6. Doping, Magneto-Optics, and Spintronic Applications

The incorporation of transition metal dopants, notably Mn²⁺, introduces new optoelectronic functionalities:

• Mn-doped CsPbCl₃ quantum dots exhibit significant excitonic Zeeman splitting, with effective g-factors tunable from ~2.1 (undoped) up to |g| > 300 (for 6.9% Mn, X₃ transition) (Mandal et al., 2023). This modification is described by:

$$AE_z = g_{int} \mu_B B + x_{eff} y N_0(\alpha-\beta) \left\langle S_z \right\rangle$$

Here, μ_B is the Bohr magneton, $N_0(\alpha-\beta)$ the Mn–carrier exchange constant, and $\left\langle S_z \right\rangle$ the Mn spin polarization.

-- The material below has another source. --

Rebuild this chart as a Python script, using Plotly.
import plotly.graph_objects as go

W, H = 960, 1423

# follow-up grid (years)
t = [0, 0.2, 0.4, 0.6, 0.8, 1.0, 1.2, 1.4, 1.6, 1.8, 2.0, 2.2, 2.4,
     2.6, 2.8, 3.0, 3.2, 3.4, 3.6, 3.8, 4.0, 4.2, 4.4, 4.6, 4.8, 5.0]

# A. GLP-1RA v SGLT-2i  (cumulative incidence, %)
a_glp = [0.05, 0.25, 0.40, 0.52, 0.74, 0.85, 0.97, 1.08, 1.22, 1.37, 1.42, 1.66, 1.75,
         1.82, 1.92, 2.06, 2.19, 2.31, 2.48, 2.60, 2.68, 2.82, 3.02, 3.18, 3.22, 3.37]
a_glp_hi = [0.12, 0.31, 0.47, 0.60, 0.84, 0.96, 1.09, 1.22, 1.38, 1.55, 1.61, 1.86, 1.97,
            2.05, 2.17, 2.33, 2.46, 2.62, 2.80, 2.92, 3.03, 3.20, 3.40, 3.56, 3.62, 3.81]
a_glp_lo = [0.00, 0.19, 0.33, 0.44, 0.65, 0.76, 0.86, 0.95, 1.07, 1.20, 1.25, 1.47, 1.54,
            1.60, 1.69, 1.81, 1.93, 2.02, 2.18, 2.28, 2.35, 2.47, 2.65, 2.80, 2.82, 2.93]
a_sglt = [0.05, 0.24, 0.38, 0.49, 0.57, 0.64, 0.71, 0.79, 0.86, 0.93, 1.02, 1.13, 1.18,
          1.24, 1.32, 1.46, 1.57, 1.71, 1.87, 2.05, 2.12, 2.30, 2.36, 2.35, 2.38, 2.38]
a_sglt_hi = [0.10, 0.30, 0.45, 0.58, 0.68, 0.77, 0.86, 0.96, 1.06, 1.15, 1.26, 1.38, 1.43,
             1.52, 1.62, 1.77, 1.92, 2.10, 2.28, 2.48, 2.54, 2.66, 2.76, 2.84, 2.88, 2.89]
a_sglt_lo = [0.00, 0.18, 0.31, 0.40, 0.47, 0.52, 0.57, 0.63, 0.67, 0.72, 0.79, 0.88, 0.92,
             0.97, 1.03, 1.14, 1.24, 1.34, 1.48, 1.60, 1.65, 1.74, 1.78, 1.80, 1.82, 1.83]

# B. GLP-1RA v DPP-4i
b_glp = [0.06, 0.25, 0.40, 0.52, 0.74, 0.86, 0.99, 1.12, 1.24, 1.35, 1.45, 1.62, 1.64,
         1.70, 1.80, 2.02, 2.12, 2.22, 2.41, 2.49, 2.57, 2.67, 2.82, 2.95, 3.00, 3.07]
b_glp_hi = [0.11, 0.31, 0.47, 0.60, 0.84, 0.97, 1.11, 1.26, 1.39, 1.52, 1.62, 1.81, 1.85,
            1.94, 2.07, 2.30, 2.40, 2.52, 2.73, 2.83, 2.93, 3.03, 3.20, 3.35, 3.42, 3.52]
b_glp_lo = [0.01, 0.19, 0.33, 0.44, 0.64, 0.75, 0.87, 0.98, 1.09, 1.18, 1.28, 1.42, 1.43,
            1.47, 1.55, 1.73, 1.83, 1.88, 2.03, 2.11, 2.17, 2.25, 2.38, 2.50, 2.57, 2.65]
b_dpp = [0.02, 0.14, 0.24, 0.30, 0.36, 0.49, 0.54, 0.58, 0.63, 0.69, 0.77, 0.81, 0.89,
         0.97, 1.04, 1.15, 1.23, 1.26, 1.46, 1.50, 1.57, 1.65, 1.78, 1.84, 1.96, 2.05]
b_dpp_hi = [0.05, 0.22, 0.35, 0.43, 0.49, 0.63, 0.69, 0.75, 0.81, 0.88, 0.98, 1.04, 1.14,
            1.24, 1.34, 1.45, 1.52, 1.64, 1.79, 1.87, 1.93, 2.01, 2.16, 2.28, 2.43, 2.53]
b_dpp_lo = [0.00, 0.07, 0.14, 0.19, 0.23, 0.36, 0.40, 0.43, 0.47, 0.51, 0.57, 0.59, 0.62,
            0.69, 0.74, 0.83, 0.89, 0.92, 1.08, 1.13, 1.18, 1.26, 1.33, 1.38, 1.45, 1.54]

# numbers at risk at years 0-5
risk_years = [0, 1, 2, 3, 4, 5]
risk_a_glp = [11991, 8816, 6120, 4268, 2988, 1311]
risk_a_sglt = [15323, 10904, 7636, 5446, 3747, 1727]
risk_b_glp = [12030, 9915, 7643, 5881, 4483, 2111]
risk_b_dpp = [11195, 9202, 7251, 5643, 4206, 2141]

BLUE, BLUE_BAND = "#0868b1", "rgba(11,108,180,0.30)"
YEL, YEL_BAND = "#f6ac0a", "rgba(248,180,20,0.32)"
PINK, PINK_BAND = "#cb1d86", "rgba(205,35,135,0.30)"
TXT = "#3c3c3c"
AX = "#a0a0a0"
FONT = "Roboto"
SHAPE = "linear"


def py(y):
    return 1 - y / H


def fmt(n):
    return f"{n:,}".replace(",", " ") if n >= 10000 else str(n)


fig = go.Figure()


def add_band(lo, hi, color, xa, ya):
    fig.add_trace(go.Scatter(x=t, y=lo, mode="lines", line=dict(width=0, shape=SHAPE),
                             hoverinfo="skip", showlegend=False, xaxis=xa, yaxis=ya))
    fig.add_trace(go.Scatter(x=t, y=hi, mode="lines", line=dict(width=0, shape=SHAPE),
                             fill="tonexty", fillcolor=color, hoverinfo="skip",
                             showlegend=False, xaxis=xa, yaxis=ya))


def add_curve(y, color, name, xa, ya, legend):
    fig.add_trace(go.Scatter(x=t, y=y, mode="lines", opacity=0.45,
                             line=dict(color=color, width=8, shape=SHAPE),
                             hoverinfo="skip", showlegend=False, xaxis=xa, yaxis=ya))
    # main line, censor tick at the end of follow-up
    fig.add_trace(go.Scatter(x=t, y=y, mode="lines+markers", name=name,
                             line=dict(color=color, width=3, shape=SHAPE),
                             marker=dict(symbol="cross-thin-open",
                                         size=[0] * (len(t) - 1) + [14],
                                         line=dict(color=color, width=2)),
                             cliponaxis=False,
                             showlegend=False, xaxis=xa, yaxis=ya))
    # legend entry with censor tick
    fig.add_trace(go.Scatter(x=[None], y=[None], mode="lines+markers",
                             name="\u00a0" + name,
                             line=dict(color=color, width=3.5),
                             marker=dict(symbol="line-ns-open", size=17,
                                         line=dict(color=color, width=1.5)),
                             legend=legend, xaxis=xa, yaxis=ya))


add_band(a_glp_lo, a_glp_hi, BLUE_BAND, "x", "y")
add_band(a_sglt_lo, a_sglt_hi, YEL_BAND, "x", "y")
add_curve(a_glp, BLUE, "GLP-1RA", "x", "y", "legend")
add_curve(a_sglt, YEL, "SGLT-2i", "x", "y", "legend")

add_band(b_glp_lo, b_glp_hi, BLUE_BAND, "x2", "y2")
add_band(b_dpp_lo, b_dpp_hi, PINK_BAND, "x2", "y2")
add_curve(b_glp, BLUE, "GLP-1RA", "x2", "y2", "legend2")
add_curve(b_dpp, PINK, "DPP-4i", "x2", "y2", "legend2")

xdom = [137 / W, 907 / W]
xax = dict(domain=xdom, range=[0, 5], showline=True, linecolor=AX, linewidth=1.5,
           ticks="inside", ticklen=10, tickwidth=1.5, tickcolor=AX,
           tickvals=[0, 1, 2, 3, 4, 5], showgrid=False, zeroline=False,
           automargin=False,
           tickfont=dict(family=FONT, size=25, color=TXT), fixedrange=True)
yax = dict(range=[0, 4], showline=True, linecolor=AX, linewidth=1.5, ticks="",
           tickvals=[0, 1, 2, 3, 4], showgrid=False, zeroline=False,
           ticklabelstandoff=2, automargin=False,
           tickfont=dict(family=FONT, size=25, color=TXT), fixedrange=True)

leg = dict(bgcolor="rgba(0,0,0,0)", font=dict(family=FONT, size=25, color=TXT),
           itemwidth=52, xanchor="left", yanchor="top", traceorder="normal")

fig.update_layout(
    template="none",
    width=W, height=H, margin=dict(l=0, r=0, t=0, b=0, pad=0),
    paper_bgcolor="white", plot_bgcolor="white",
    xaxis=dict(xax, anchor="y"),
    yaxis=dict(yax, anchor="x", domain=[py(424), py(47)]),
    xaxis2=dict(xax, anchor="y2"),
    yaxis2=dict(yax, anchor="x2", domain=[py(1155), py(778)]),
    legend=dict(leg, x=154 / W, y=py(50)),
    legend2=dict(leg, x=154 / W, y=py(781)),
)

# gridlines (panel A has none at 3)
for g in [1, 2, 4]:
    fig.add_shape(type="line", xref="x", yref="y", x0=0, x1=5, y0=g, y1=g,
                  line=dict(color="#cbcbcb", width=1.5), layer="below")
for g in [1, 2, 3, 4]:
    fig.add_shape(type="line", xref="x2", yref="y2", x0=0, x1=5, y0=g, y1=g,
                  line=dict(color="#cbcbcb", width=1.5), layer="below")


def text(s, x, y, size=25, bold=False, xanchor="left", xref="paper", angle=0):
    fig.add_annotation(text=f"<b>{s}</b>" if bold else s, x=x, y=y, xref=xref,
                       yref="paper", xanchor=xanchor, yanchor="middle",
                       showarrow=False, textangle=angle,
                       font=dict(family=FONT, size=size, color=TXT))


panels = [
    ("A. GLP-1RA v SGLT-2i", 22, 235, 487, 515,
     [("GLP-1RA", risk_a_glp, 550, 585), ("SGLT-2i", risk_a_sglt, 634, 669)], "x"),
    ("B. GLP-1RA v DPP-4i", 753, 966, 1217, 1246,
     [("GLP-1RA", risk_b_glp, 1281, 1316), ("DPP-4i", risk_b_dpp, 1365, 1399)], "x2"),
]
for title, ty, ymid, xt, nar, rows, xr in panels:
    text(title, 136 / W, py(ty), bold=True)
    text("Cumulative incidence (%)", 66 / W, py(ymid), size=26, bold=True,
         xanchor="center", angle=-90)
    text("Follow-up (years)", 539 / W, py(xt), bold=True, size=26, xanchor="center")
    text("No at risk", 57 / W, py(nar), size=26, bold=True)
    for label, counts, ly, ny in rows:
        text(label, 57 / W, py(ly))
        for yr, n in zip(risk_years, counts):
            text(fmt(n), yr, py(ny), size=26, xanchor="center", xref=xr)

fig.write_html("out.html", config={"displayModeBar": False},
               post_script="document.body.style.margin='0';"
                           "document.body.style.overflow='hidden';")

• Magnetic circular dichroism (MCD) spectroscopy directly evidences sp–d exchange and supports the assignment of magneto-optical response to controlled exciton–dopant interactions.
• Plausible implication: Enhanced and tunable Zeeman splitting in nanolaser architectures enables devices with magnetically and electrically tunable emission polarization, as well as integration with spin-photonic quantum information protocols or magneto-optical gating.

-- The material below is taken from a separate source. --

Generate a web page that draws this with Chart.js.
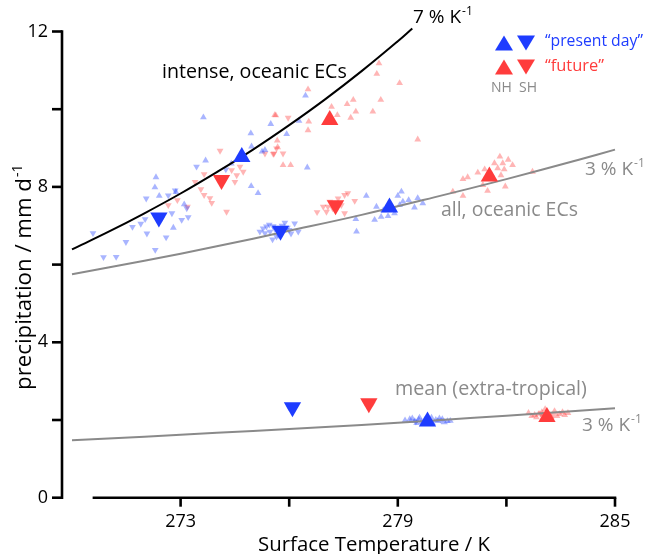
<!DOCTYPE html>
<html>
<head>
<meta charset="utf-8">
<script src="https://cdn.jsdelivr.net/npm/chart.js@4"></script>
<style>
  html, body { margin: 0; padding: 0; background: #fff; }
  #wrap { width: 646px; height: 554px; }
</style>
</head>
<body>
<div id="wrap"><canvas id="chart" width="646" height="554"></canvas></div>
<script>
// reference curves
const curveT = [270, 271, 272, 273, 274, 275, 276, 277, 278, 279, 279.4];
const intenseCurveP = [6.39, 6.84, 7.32, 7.83, 8.38, 8.96, 9.59, 10.26, 10.98, 11.75, 12.08];
const scalingT = [270, 272, 274, 276, 278, 280, 282, 284, 285];
const allCurveP = [5.75, 6.10, 6.47, 6.87, 7.28, 7.73, 8.20, 8.70, 8.96];
const meanCurveP = [1.48, 1.57, 1.67, 1.77, 1.87, 1.99, 2.11, 2.24, 2.30];

// big markers: intense, all, mean
const presentNH_T = [274.69, 278.77, 279.82];
const presentNH_P = [8.77, 7.47, 1.96];
const presentSH_T = [272.40, 275.76, 276.09];
const presentSH_P = [7.21, 6.87, 2.33];
const futureNH_T = [277.12, 281.53, 283.12];
const futureNH_P = [9.72, 8.27, 2.08];
const futureSH_T = [274.13, 277.28, 278.20];
const futureSH_P = [8.18, 7.53, 2.43];

// individual EC members (small markers)
const presentNHsmallT = [273.63, 275.49, 274.94, 274.96, 273.69, 272.32, 272.29, 272.41, 272.87, 275.25,
  274.95, 275.14, 272.80, 276.45, 276.27, 275.93, 275.33, 276.50, 273.10, 274.40,
  278.41, 278.36, 278.54, 278.73, 278.13, 277.84, 277.86, 279.00, 279.10, 279.14, 279.05, 279.46,
  279.55, 279.69, 278.91, 279.30, 278.60,
  279.33, 279.47, 279.60, 279.74, 279.93, 280.10, 280.23, 280.37, 279.52, 279.96, 280.29, 279.66,
  279.20, 279.40, 279.85, 280.05, 280.45, 279.58, 279.78, 280.15];
const presentNHsmallP = [9.79, 9.62, 9.38, 9.04, 8.68, 8.25, 7.99, 7.77, 7.87, 8.91,
  8.02, 7.84, 6.95, 10.35, 9.70, 9.36, 8.95, 8.50, 7.55, 8.60,
  7.49, 7.15, 7.23, 7.25, 7.77, 7.17, 6.85, 7.77, 7.88, 7.62, 7.53, 7.47,
  7.71, 7.58, 7.32, 7.66, 7.40,
  2.02, 1.97, 2.06, 2.00, 2.06, 1.97, 2.02, 1.97, 1.92, 1.92, 1.94, 1.95,
  1.99, 2.04, 2.03, 2.00, 1.98, 2.01, 1.94, 2.04];
const presentSHsmallT = [270.58, 270.87, 271.22, 271.49, 272.30, 271.67, 272.07, 272.02, 272.05, 272.66,
  272.85, 272.48, 272.76, 273.03, 273.21, 273.17, 273.44, 274.25, 271.90, 272.60,
  275.37, 275.47, 275.33, 275.56, 275.88, 276.15, 276.25, 276.00, 275.54, 275.70, 275.19, 275.60, 275.95,
  275.45, 275.80, 276.05, 275.28, 275.65,
  276.00, 276.12, 279.50, 279.90, 280.20];
const presentSHsmallP = [6.81, 6.19, 6.20, 6.58, 6.38, 6.97, 6.80, 7.17, 7.70, 7.78,
  7.91, 7.19, 7.32, 7.15, 7.22, 7.45, 8.52, 8.45, 7.05, 6.70,
  6.98, 6.85, 6.81, 6.99, 7.08, 7.06, 6.85, 6.89, 6.65, 6.76, 6.85, 6.92, 6.95,
  7.03, 7.00, 6.80, 6.93, 6.72,
  2.31, 2.27, 1.96, 1.95, 1.99];
const futureNHsmallT = [278.48, 278.42, 279.05, 276.52, 277.17, 277.60, 277.77, 277.84, 277.70, 278.31,
  278.53, 277.33, 275.63, 276.54, 276.52, 275.67, 275.68, 275.83, 276.04, 279.55, 275.60,
  281.82, 281.67, 281.90, 282.17, 281.76, 281.94, 281.21, 280.93, 280.80, 280.52, 280.80, 281.48,
  281.97, 282.72, 281.35, 281.60, 281.85, 281.40, 282.05,
  282.61, 282.78, 282.98, 283.17, 283.33, 283.47, 283.61, 282.83, 283.24, 283.07,
  282.70, 282.90, 283.40, 283.55, 283.00, 283.70];
const futureNHsmallP = [11.18, 10.91, 10.67, 10.51, 10.06, 10.13, 10.24, 9.94, 9.78, 9.94,
  10.24, 9.85, 9.84, 9.68, 9.46, 9.19, 9.02, 8.56, 8.56, 9.22, 9.85,
  8.78, 8.61, 8.61, 8.56, 8.48, 8.45, 8.37, 8.25, 8.20, 7.88, 7.77, 7.90,
  8.01, 8.39, 8.05, 8.30, 8.30, 8.45, 8.70,
  2.18, 2.13, 2.20, 2.15, 2.23, 2.15, 2.13, 2.07, 2.07, 2.28,
  2.10, 2.16, 2.10, 2.20, 2.12, 2.18];
const futureSHsmallT = [274.09, 273.65, 273.40, 273.56, 273.65, 273.81, 273.86, 272.66, 272.91, 273.19,
  274.27, 274.41, 274.64, 274.73, 274.50, 275.33, 275.58, 275.65, 275.97, 275.56, 275.83, 274.55,
  277.53, 277.62, 277.12, 277.07, 277.03, 276.77, 277.53, 277.81, 277.44, 276.94, 277.35, 277.20,
  278.10, 278.30, 283.30, 282.95];
const futureSHsmallP = [8.93, 8.33, 8.13, 7.94, 7.79, 7.71, 7.59, 7.53, 7.66, 7.49,
  7.36, 8.43, 8.52, 8.39, 8.13, 8.86, 8.86, 8.99, 9.78, 8.85, 8.86, 8.30,
  7.79, 7.84, 7.62, 7.49, 7.36, 7.35, 7.32, 7.64, 7.53, 7.49, 7.70, 7.45,
  2.45, 2.42, 2.14, 2.17];

const xTicks = [273, 276, 279, 282, 285];
const xTickLabels = ["273", "", "279", "", "285"];
const yTicks = [0, 2, 4, 6, 8, 10, 12];
const yTickLabels = ["0", "", "4", "", "8", "", "12"];

const BLUE = "rgb(30, 60, 255)";
const RED = "rgb(255, 60, 60)";
const BLUE_LIGHT = "rgba(30, 60, 255, 0.38)";
const RED_LIGHT = "rgba(255, 60, 60, 0.38)";
const GREY = "#8a8a8a";
const FONT = "'Open Sans'";

function pts(xs, ys) {
  return xs.map((x, i) => ({ x: x, y: ys[i] }));
}

function markers(xs, ys, color, down, radius, order) {
  return {
    data: pts(xs, ys),
    pointStyle: "triangle",
    rotation: down ? 180 : 0,
    pointRadius: radius,
    pointHoverRadius: radius,
    backgroundColor: color,
    borderColor: color,
    borderWidth: 0,
    showLine: false,
    clip: false,
    order: order,
  };
}

function curve(xs, ys, color) {
  return {
    data: pts(xs, ys),
    showLine: true,
    borderColor: color,
    borderWidth: 2,
    pointRadius: 0,
    tension: 0.4,
    clip: false,
    order: 1,
  };
}

// font size that makes text span the given width
function fitSize(ctx, text, width) {
  ctx.font = "20px " + FONT;
  return 20 * width / ctx.measureText(text).width;
}

// text with a "-1" superscript
function supText(ctx, base, sup, x, y, size, color) {
  ctx.fillStyle = color;
  ctx.font = size + "px " + FONT;
  ctx.textAlign = "left";
  ctx.textBaseline = "middle";
  ctx.fillText(base, x, y);
  const w = ctx.measureText(base).width;
  ctx.font = Math.round(size * 0.62) + "px " + FONT;
  ctx.fillText(sup, x + w + 1, y - size * 0.33);
}

function label(ctx, text, x, y, size, color, align) {
  ctx.fillStyle = color;
  ctx.font = size + "px " + FONT;
  ctx.textAlign = align || "left";
  ctx.textBaseline = "middle";
  ctx.fillText(text, x, y);
}

function fitLabel(ctx, text, x, y, width, color, align) {
  label(ctx, text, x, y, fitSize(ctx, text, width), color, align);
}

const decorations = {
  id: "decorations",
  afterDraw(chart) {
    const ctx = chart.ctx;
    const xs = chart.scales.x;
    const ys = chart.scales.y;
    const axX = chart.chartArea.left - 10;
    ctx.save();
    ctx.strokeStyle = "#000";
    ctx.lineWidth = 2.6;
    ctx.lineCap = "butt";

    // y axis
    ctx.beginPath();
    ctx.moveTo(axX, ys.getPixelForValue(0) + 1.3);
    ctx.lineTo(axX, ys.getPixelForValue(12) - 1.3);
    ctx.stroke();
    yTicks.forEach((v, i) => {
      const py = ys.getPixelForValue(v);
      ctx.beginPath();
      ctx.moveTo(axX - 10, py);
      ctx.lineTo(axX, py);
      ctx.stroke();
      if (yTickLabels[i]) label(ctx, yTickLabels[i], axX - 14, py, 18, "#000", "right");
    });

    // x axis
    const by = ys.getPixelForValue(0);
    ctx.beginPath();
    ctx.moveTo(xs.getPixelForValue(270.57), by);
    ctx.lineTo(xs.getPixelForValue(285) + 1.3, by);
    ctx.stroke();
    xTicks.forEach((v, i) => {
      const px = xs.getPixelForValue(v);
      ctx.beginPath();
      ctx.moveTo(px, by);
      ctx.lineTo(px, by + 9);
      ctx.stroke();
      if (xTickLabels[i]) label(ctx, xTickLabels[i], px, by + 24, 18, "#000", "center");
    });
    fitLabel(ctx, "Surface Temperature / K", 374, 545, 232, "#000", "center");

    // y title
    ctx.save();
    ctx.translate(25, 278);
    ctx.rotate(-Math.PI / 2);
    const ysz = fitSize(ctx, "precipitation / mm d", 212);
    ctx.font = ysz + "px " + FONT;
    const tw = ctx.measureText("precipitation / mm d").width;
    supText(ctx, "precipitation / mm d", "-1", -tw / 2 - 6, 0, ysz, "#000");
    ctx.restore();

    // curve annotations
    supText(ctx, "7 % K", "-1", 413, 18, 19, "#000");
    fitLabel(ctx, "intense, oceanic ECs", 162, 72, 185, "#000");
    supText(ctx, "3 % K", "-1", 585, 170, 19, GREY);
    fitLabel(ctx, "all, oceanic ECs", 441, 210, 137, GREY);
    fitLabel(ctx, "mean (extra-tropical)", 395, 389, 192, GREY);
    supText(ctx, "3 % K", "-1", 582, 426, 19, GREY);

    // legend
    const tri = (cx, cy, down, color) => {
      ctx.fillStyle = color;
      ctx.beginPath();
      if (down) {
        ctx.moveTo(cx - 9, cy - 7.5);
        ctx.lineTo(cx + 9, cy - 7.5);
        ctx.lineTo(cx, cy + 7.5);
      } else {
        ctx.moveTo(cx - 9, cy + 7.5);
        ctx.lineTo(cx + 9, cy + 7.5);
        ctx.lineTo(cx, cy - 7.5);
      }
      ctx.closePath();
      ctx.fill();
    };
    tri(504, 43, false, BLUE);
    tri(526, 43, true, BLUE);
    tri(504, 67, false, RED);
    tri(526, 67, true, RED);
    fitLabel(ctx, "\u201Cpresent day\u201D", 545, 42, 98, BLUE);
    fitLabel(ctx, "\u201Cfuture\u201D", 545, 66, 59, RED);
    label(ctx, "NH", 491, 88, 14, GREY);
    label(ctx, "SH", 519, 88, 14, GREY);
    ctx.restore();
  },
};

new Chart(document.getElementById("chart"), {
  type: "scatter",
  data: {
    datasets: [
      markers(presentNH_T, presentNH_P, BLUE, false, 10, 0),
      markers(presentSH_T, presentSH_P, BLUE, true, 10, 0),
      markers(futureNH_T, futureNH_P, RED, false, 10, 0),
      markers(futureSH_T, futureSH_P, RED, true, 10, 0),
      curve(curveT, intenseCurveP, "#000"),
      curve(scalingT, allCurveP, GREY),
      curve(scalingT, meanCurveP, GREY),
      markers(presentNHsmallT, presentNHsmallP, BLUE_LIGHT, false, 3.9, 2),
      markers(presentSHsmallT, presentSHsmallP, BLUE_LIGHT, true, 3.9, 2),
      markers(futureNHsmallT, futureNHsmallP, RED_LIGHT, false, 3.9, 2),
      markers(futureSHsmallT, futureSHsmallP, RED_LIGHT, true, 3.9, 2),
    ],
  },
  options: {
    responsive: false,
    animation: false,
    devicePixelRatio: 1,
    layout: { padding: { left: 72, right: 31, top: 31.5, bottom: 56.3 } },
    scales: {
      x: { type: "linear", min: 270, max: 285, display: false },
      y: { type: "linear", min: 0, max: 12, display: false },
    },
    plugins: {
      legend: { display: false },
      tooltip: { enabled: false },
    },
  },
  plugins: [decorations],
});
</script>
</body>
</html>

7. Stability, Integration, and Technological Significance

CsPbCl₃ nanolaser devices, especially with surface-passivated nanocrystals (e.g., Cd modification), demonstrate:

• Exceptional radiation hardness (tolerant to up to 1 MGy γ-irradiation) and chemical robustness during device fabrication and operation (Erroi et al., 23 Apr 2024).
• CMOS compatibility and scalability: Hybrid integration with SiN photonic circuitry and standard encapsulation (e.g., PMMA or polyacrylate matrices) facilitate inclusion in photonic chips, high-density data communication, high-definition displays, and quantum photonic circuit elements (He et al., 2020).
• Ultra-low thresholds, tunable emission, and fast modulation: The combination of narrow emission bandwidth, ultrafast exciton dynamics, and small mode volumes satisfies stringent requirements for both classical nanophotonics and emerging quantum photonics.

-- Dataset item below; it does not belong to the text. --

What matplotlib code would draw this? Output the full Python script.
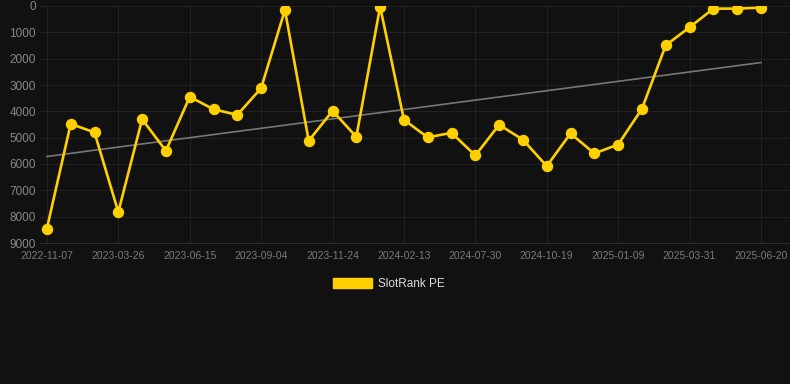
import numpy as np
import matplotlib
matplotlib.use("Agg")
import matplotlib.pyplot as plt
from matplotlib.patches import Patch

series_name = "SlotRank PE"
values = [8450, 4475, 4800, 7825, 4300, 5500, 3450, 3920, 4135, 3120,
          150, 5120, 3980, 4970, 25, 4320, 4990, 4815, 5675, 4510,
          5080, 6080, 4840, 5600, 5260, 3905, 1490, 810, 100, 100, 60]
tick_labels = ["2022-11-07", "2023-03-26", "2023-06-15", "2023-09-04",
               "2023-11-24", "2024-02-13", "2024-07-30", "2024-10-19",
               "2025-01-09", "2025-03-31", "2025-06-20"]
y_ticks = [0, 1000, 2000, 3000, 4000, 5000, 6000, 7000, 8000, 9000]

plt.rcParams['font.family'] = ['Liberation Sans', 'DejaVu Sans']
bg = "#111111"
fig = plt.figure(figsize=(7.9, 3.84), dpi=100, facecolor=bg)
ax = fig.add_axes([40/790, 1 - 243/384, 750/790, 237/384])
ax.set_facecolor(bg)

x = np.arange(len(values))
coef = np.polyfit(x, values, 1)
ax.plot(x, np.polyval(coef, x), color="#777777", lw=1.2, zorder=2)
ax.plot(x, values, color="#FFD000", lw=1.9, marker="o", ms=7.2,
        markerfacecolor="#FFD000", markeredgecolor="#FFD000", zorder=3)

ax.set_ylim(9000, 0)
ax.set_xlim(-0.29, 31.22)
ax.set_yticks(y_ticks)
ax.set_yticklabels([str(v) for v in y_ticks])
ax.set_xticks(np.arange(0, len(values), 3))
ax.set_xticklabels(tick_labels)
ax.grid(True, color="#212121", lw=0.8)
ax.set_axisbelow(True)
for s in ["top", "right", "left"]:
    ax.spines[s].set_visible(False)
ax.spines["bottom"].set_color("#2e2e2e")
ax.tick_params(axis="both", length=0, colors="#888888")
ax.tick_params(axis="x", pad=6, colors="#7a7a7a", labelsize=7.5)
ax.tick_params(axis="y", pad=3, labelsize=8.5)

handle = Patch(facecolor="#FFD000", edgecolor="#FFD000")
fig.legend([handle], [series_name], loc="center", bbox_to_anchor=(389/790, 1 - 284/384),
           frameon=False, handlelength=3.3, handleheight=0.95, handletextpad=0.5,
           fontsize=8.5, labelcolor="#dddddd")

fig.savefig("out.png", dpi=100, facecolor=bg)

Summary Table: Distinctive Features of CsPbCl₃ Nanolaser Approaches

Feature	Method/Paper	Value/Range or Note
Smallest device volume	(Khemelevskaia et al., 16 Sep 2025)	0.005 μm³ (λ³/13 at 415 nm)
Emission wavelength	(Khemelevskaia et al., 16 Sep 2025Erroi et al., 23 Apr 2024)	413–415 nm (blue/UV edge)
PL quantum yield (Cd-treated NCs)	(Erroi et al., 23 Apr 2024)	~93%
Radioluminescence lifetime	(Erroi et al., 23 Apr 2024)	210 ps average (multi-exciton components)
Q-factor (nanobeam, PMMA cap)	(He et al., 2020)	17,000 (experiment), 200,000 (simulation)
Polaritonic regime	(Khemelevskaia et al., 16 Sep 2025)	Population-inversion-free, LO phonon assisted
Entanglement/quantum feedback	(Andrianov et al., 2013)	Nonlinear master equation, increased entropy S
Zeeman g-factor (Mn-doped QDs)	(Mandal et al., 2023)	2.1 → –313.7 (X₃ transition, 6.9% Mn)
Radiation hardness (polymer matrix)	(Erroi et al., 23 Apr 2024)	Up to 1 MGy γ-irradiation, minimal loss

CsPbCl₃ nanolasers combine material properties (high gain, strong excitonic response, surface passivation), advanced cavity engineering (deeply subwavelength confinement, dielectric and metallic hybridization), and tailored feedback (quantum-coherent or polaritonic) to offer coherent emission in the blue spectral range at nanometric scales. The ongoing integration of machine learning methods enables detailed device characterization and optimization, while advances in doping offer routes toward magnetically and electrically tunable nanophotonic and spintronic devices.